-- BEGIN Supplied entries --

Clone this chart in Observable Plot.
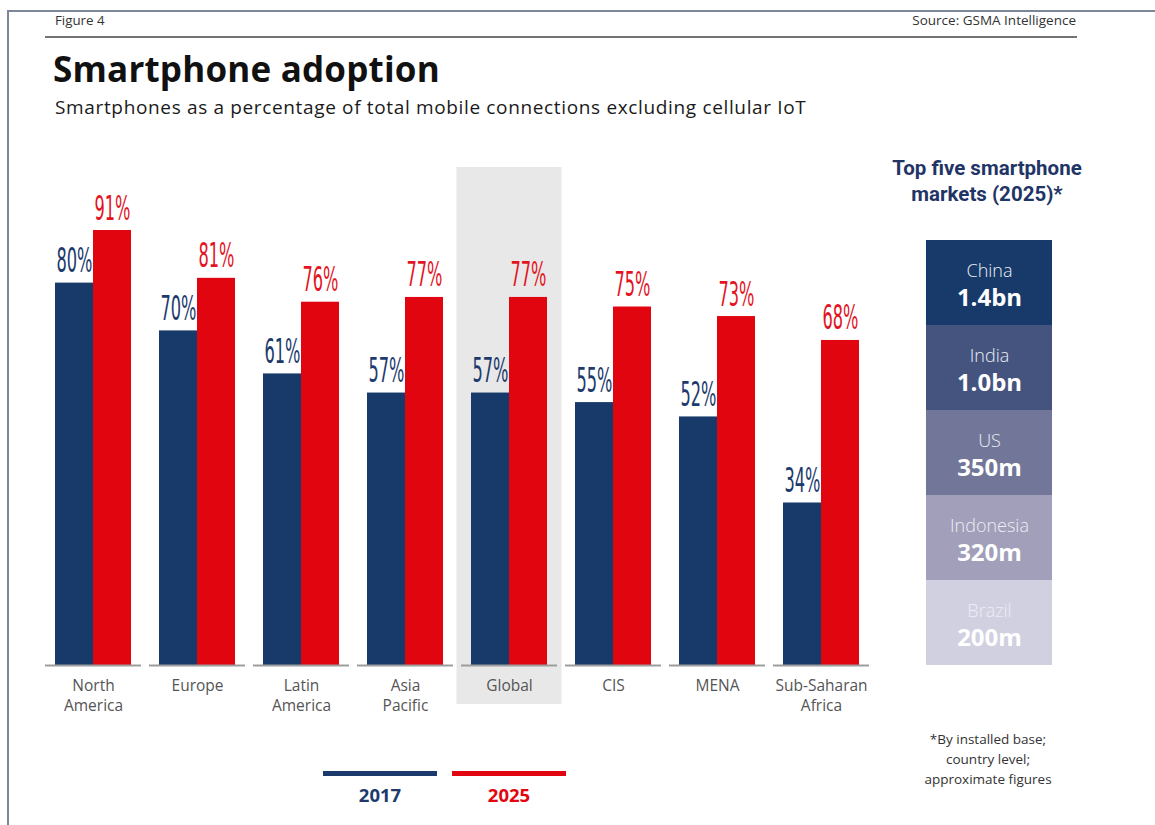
<!DOCTYPE html>
<html>
<head>
<meta charset="utf-8">
<script src="https://cdn.jsdelivr.net/npm/d3@7"></script>
<script src="https://cdn.jsdelivr.net/npm/@observablehq/plot@0.6"></script>
<style>
  html, body { margin: 0; padding: 0; background: #fff; }
  #page { position: relative; width: 1155px; height: 825px; overflow: hidden; background: #fff; font-family: "Open Sans", sans-serif; }
  .abs { position: absolute; }
  #frame { left: 7px; top: 10px; width: 1160px; height: 830px; border-top: 2px solid #7d8799; border-left: 2px solid #7d8799; }
  #fig { left: 55px; top: 11px; font-size: 13.3px; color: #333; }
  #src { right: 79px; top: 11px; font-size: 13.5px; color: #333; }
  #hline { left: 45px; top: 36px; width: 1032px; height: 2px; background: #737373; }
  #title { left: 53px; top: 45px; font-size: 35px; font-weight: 700; color: #111; letter-spacing: 0.2px; }
  #subtitle { left: 55px; top: 94px; font-size: 19px; letter-spacing: 0.65px; color: #1a1a1a; }
  #bars { left: 0; top: 140px; }
  #sidetitle { left: 868px; top: 155px; width: 238px; text-align: center; font-family: Roboto, sans-serif; font-weight: 700; font-size: 20.5px; line-height: 26px; color: #1f3566; }
  #side { left: 926px; top: 239px; }
  #note { left: 888px; top: 729px; width: 200px; text-align: center; font-size: 13.5px; line-height: 20px; color: #333; }
  .lg { height: 5px; top: 771px; width: 114px; }
  .lgt { top: 782px; width: 114px; text-align: center; font-size: 18.5px; font-weight: 700; }
</style>
</head>
<body>
<div id="page">
  <div id="frame" class="abs"></div>
  <div id="fig" class="abs">Figure 4</div>
  <div id="src" class="abs">Source: GSMA Intelligence</div>
  <div id="hline" class="abs"></div>
  <div id="title" class="abs">Smartphone adoption</div>
  <div id="subtitle" class="abs">Smartphones as a percentage of total mobile connections excluding cellular IoT</div>
  <div id="bars" class="abs"></div>
  <div id="sidetitle" class="abs">Top five smartphone<br>markets (2025)*</div>
  <div id="side" class="abs"></div>
  <div id="note" class="abs">*By installed base;<br>country level;<br>approximate figures</div>
  <div class="abs lg" style="left:323px;background:#1c3a6c"></div>
  <div class="abs lg" style="left:452px;background:#e1050f"></div>
  <div class="abs lgt" style="left:323px;color:#1c3a6c">2017</div>
  <div class="abs lgt" style="left:452px;color:#e1050f">2025</div>
</div>
<script>
// ---- data ----
const regions = ["North America", "Europe", "Latin America", "Asia Pacific", "Global", "CIS", "MENA", "Sub-Saharan Africa"];
const regionLabels = ["North\nAmerica", "Europe", "Latin\nAmerica", "Asia\nPacific", "Global", "CIS", "MENA", "Sub-Saharan\nAfrica"];
const years = ["2017", "2025"];
const share2017 = [80, 70, 61, 57, 57, 55, 52, 34];
const share2025 = [91, 81, 76, 77, 77, 75, 73, 68];
const highlighted = ["Global"];
const markets = ["China", "India", "US", "Indonesia", "Brazil"];
const marketValues = ["1.4bn", "1.0bn", "350m", "320m", "200m"];

// ---- styles ----
const yearColors = ["#173a6b", "#e1050f"];
const yearLabelColors = ["#1c3a6c", "#e3141f"];
const marketColors = ["#173a6a", "#45547f", "#727799", "#a19fba", "#d1d0e1"];

const table = [];
regions.forEach((r, i) => {
  table.push({region: r, year: years[0], value: share2017[i]});
  table.push({region: r, year: years[1], value: share2025[i]});
});

const chart = Plot.plot({
  width: 880,
  height: 590,
  marginLeft: 44,
  marginRight: 10,
  marginTop: 47,
  marginBottom: 65,
  fx: {domain: regions, paddingInner: 0.079, paddingOuter: 0, axis: null, label: null},
  x: {domain: years, paddingInner: 0, paddingOuter: 0.245, axis: null},
  y: {domain: [0, 100], axis: null},
  color: {domain: years, range: yearColors},
  marks: [
    Plot.rect(highlighted.map(r => ({region: r})), {
      fx: "region", fill: "#e8e8e8",
      insetTop: -20, insetBottom: -39, insetLeft: -4.5, insetRight: -4.5
    }),
    Plot.barY(table, {fx: "region", x: "year", y: "value", fill: "year"}),
    Plot.ruleY([0], {stroke: "#9d9d9d", strokeWidth: 2}),
    Plot.text(table, {
      fx: "region", x: "year", y: "value",
      text: d => d.value + "%",
      fill: d => yearLabelColors[years.indexOf(d.year)],
      lineAnchor: "bottom", dy: -11,
      fontSize: 34, fontFamily: "Liberation Sans Narrow, DejaVu Sans Condensed, Liberation Sans, sans-serif",
      className: "vlab"
    }),
    Plot.text(regions, {
      fx: d => d, text: (d, i) => regionLabels[i],
      frameAnchor: "bottom", lineAnchor: "top", dy: 11, lineHeight: 1.3,
      fontSize: 15.5, fill: "#555", fontFamily: "Open Sans, sans-serif"
    })
  ]
});
document.getElementById("bars").appendChild(chart);

// condense the value labels horizontally
d3.select(chart).selectAll(".vlab text").each(function() {
  const t = this.getAttribute("transform") || "";
  this.setAttribute("transform", t + " scale(0.53,1)");
});

const side = Plot.plot({
  width: 126,
  height: 426,
  margin: 0,
  y: {domain: markets, padding: 0, axis: null},
  color: {domain: markets, range: marketColors},
  marks: [
    Plot.cell(markets, {y: d => d, fill: d => d}),
    Plot.text(markets, {y: d => d, text: d => d, dy: -12, fill: "#eceef4", fontSize: 18, fontFamily: "Open Sans, sans-serif", fontWeight: 300}),
    Plot.text(markets, {y: d => d, text: (d, i) => marketValues[i], dy: 15, fill: "#ffffff", fontSize: 24, fontWeight: 700, fontFamily: "Open Sans, sans-serif"})
  ]
});
document.getElementById("side").appendChild(side);
</script>
</body>
</html>
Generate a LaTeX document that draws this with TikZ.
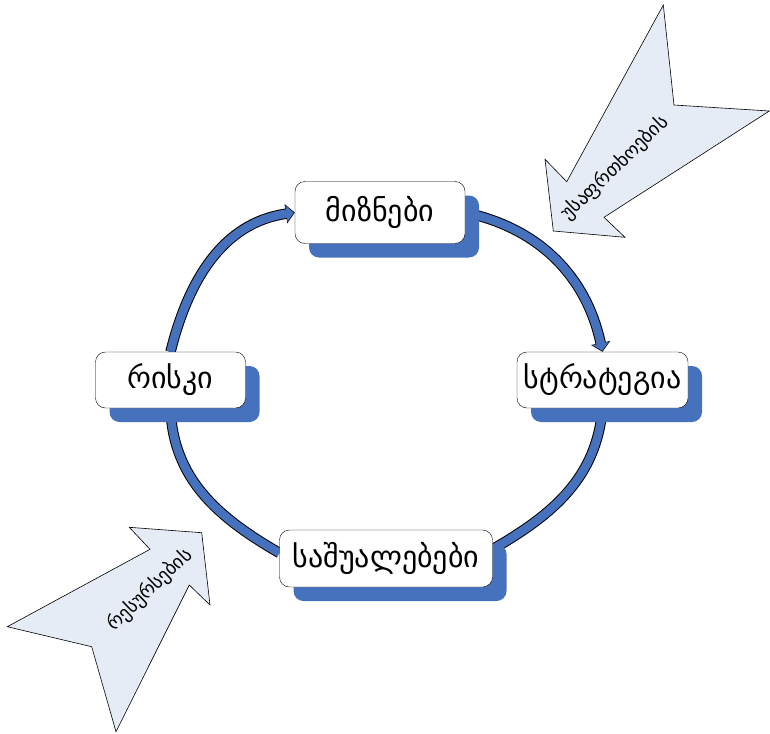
\documentclass[tikz,border=0pt]{standalone}
\usepackage{fontspec}
\usepackage{xcolor}
\usepackage{tikz}
\usetikzlibrary{arrows.meta, shadows}
\newfontfamily\geofont{DejaVu Sans}
\definecolor{ringblue}{RGB}{70,114,189}
\definecolor{arrowfill}{RGB}{230,236,245}
\pgfdeclarelayer{bg}
\pgfsetlayers{bg,main}

\begin{document}
\begin{tikzpicture}[x=1pt, y=1pt,
		box/.style={draw=black, fill=white, rounded corners=10pt, inner sep=0pt,
			font=\geofont\fontsize{30}{34}\selectfont,
			drop shadow={shadow xshift=14pt, shadow yshift=-14pt, fill=ringblue, opacity=1}},
		bigarrow/.style={draw=black, fill=arrowfill, line width=0.6pt},
		arrowtext/.style={font=\geofont\fontsize{19}{22}\selectfont, rotate=44},
		ringout/.style={line width=10.5pt, black},
		ringin/.style={line width=8.5pt, ringblue}]
			\useasboundingbox (0,0) rectangle (770,-733);

			\draw[bigarrow] (553.3,-231) -- (545,-159.3) -- (566.7,-181.7) -- (663.3,-5) -- (674,-105) -- (769.3,-111) -- (604,-217.3) -- (625,-237.3) -- cycle;
			\draw[bigarrow] (201.7,-532.7) -- (129.3,-527.3) -- (150,-549.3) -- (7.3,-626.7) -- (91.7,-646.7) -- (116,-731.7) -- (189.3,-585) -- (210,-605) -- cycle;
			\node[arrowtext] (safety) at (615,-168) {უსაფრთხოების};
			\node[arrowtext] (resources) at (150,-590) {რესურსების};

			\node[box, minimum width=170pt, minimum height=62pt] (goals) at (380,-212.5) {მიზნები};
			\node[box, minimum width=171pt, minimum height=56pt] (strategy) at (602.5,-380) {სტრატეგია};
			\node[box, minimum width=150pt, minimum height=56pt] (risk) at (170.5,-380) {რისკი};
			\node[box, minimum width=213pt, minimum height=57pt] (means) at (386,-558.5) {საშუალებები};

			\begin{pgfonlayer}{bg}
				\draw[ringout, -{Triangle[length=9pt 0, width=19pt 0]}] (risk.north) to[out=76, in=188] (goals.west);
				\draw[ringin, shorten >=1pt, -{Triangle[length=7.5pt 0, width=16pt 0]}] (risk.north) to[out=76, in=188] (goals.west);
				\draw[ringout, -{Triangle[length=9pt 0, width=19pt 0]}] (goals.east) to[out=-12, in=102] (strategy.north);
				\draw[ringin, shorten >=1pt, -{Triangle[length=7.5pt 0, width=16pt 0]}] (goals.east) to[out=-12, in=102] (strategy.north);
				\draw[ringout] (strategy.south) to[out=-95, in=30] (means.5);
				\draw[ringin] (strategy.south) to[out=-95, in=30] (means.5);
				\draw[ringout] (risk.south) to[out=-88, in=150] (means.177);
				\draw[ringin] (risk.south) to[out=-88, in=150] (means.177);
			\end{pgfonlayer}

		\end{tikzpicture}
\end{document}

-- END Supplied entries --

Objective: Only the number is needed here: how many lines of the records contain "this"?

Exercise response: 4